Give every line of the data again, unchanged, but with no pictures.

————

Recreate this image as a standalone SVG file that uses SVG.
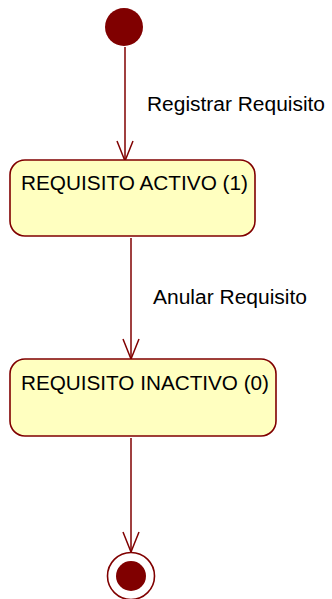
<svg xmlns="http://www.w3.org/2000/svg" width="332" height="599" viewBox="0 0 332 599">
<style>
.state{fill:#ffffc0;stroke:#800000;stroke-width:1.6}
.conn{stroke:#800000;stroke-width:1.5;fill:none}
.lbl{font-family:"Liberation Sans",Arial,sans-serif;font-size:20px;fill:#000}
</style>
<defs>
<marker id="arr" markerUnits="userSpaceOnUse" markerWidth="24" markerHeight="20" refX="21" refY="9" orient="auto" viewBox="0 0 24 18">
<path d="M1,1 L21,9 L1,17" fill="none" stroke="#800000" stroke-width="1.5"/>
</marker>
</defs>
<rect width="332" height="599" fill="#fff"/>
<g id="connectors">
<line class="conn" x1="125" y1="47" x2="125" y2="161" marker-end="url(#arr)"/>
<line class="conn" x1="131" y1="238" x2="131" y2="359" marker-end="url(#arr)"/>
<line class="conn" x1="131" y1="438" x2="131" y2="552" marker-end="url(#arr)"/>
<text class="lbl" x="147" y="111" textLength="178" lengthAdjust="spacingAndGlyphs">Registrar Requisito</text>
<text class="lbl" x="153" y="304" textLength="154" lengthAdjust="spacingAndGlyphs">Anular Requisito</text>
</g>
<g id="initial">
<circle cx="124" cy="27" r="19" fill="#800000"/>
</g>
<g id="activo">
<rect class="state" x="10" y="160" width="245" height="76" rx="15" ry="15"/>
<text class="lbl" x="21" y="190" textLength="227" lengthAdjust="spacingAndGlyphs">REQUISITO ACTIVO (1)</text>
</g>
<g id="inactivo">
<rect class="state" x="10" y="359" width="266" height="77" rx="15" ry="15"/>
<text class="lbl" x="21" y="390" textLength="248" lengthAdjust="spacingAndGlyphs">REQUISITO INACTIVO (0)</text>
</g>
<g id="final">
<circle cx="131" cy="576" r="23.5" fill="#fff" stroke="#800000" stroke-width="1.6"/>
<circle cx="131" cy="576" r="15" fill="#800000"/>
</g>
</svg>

————

→ Answer to this exercise:
Recreate this image as a standalone SVG file that uses SVG.
<svg xmlns="http://www.w3.org/2000/svg" width="332" height="599" viewBox="0 0 332 599">
<style>
.state{fill:#ffffc0;stroke:#800000;stroke-width:1.6}
.conn{stroke:#800000;stroke-width:1.5;fill:none}
.lbl{font-family:"Liberation Sans",Arial,sans-serif;font-size:20px;fill:#000}
</style>
<defs>
<marker id="arr" markerUnits="userSpaceOnUse" markerWidth="24" markerHeight="20" refX="21" refY="9" orient="auto" viewBox="0 0 24 18">
<path d="M1,1 L21,9 L1,17" fill="none" stroke="#800000" stroke-width="1.5"/>
</marker>
</defs>
<rect width="332" height="599" fill="#fff"/>
<g id="connectors">
<line class="conn" x1="125" y1="47" x2="125" y2="161" marker-end="url(#arr)"/>
<line class="conn" x1="131" y1="238" x2="131" y2="359" marker-end="url(#arr)"/>
<line class="conn" x1="131" y1="438" x2="131" y2="552" marker-end="url(#arr)"/>
<text class="lbl" x="147" y="111" textLength="178" lengthAdjust="spacingAndGlyphs">Registrar Requisito</text>
<text class="lbl" x="153" y="304" textLength="154" lengthAdjust="spacingAndGlyphs">Anular Requisito</text>
</g>
<g id="initial">
<circle cx="124" cy="27" r="19" fill="#800000"/>
</g>
<g id="activo">
<rect class="state" x="10" y="160" width="245" height="76" rx="15" ry="15"/>
<text class="lbl" x="21" y="190" textLength="227" lengthAdjust="spacingAndGlyphs">REQUISITO ACTIVO (1)</text>
</g>
<g id="inactivo">
<rect class="state" x="10" y="359" width="266" height="77" rx="15" ry="15"/>
<text class="lbl" x="21" y="390" textLength="248" lengthAdjust="spacingAndGlyphs">REQUISITO INACTIVO (0)</text>
</g>
<g id="final">
<circle cx="131" cy="576" r="23.5" fill="#fff" stroke="#800000" stroke-width="1.6"/>
<circle cx="131" cy="576" r="15" fill="#800000"/>
</g>
</svg>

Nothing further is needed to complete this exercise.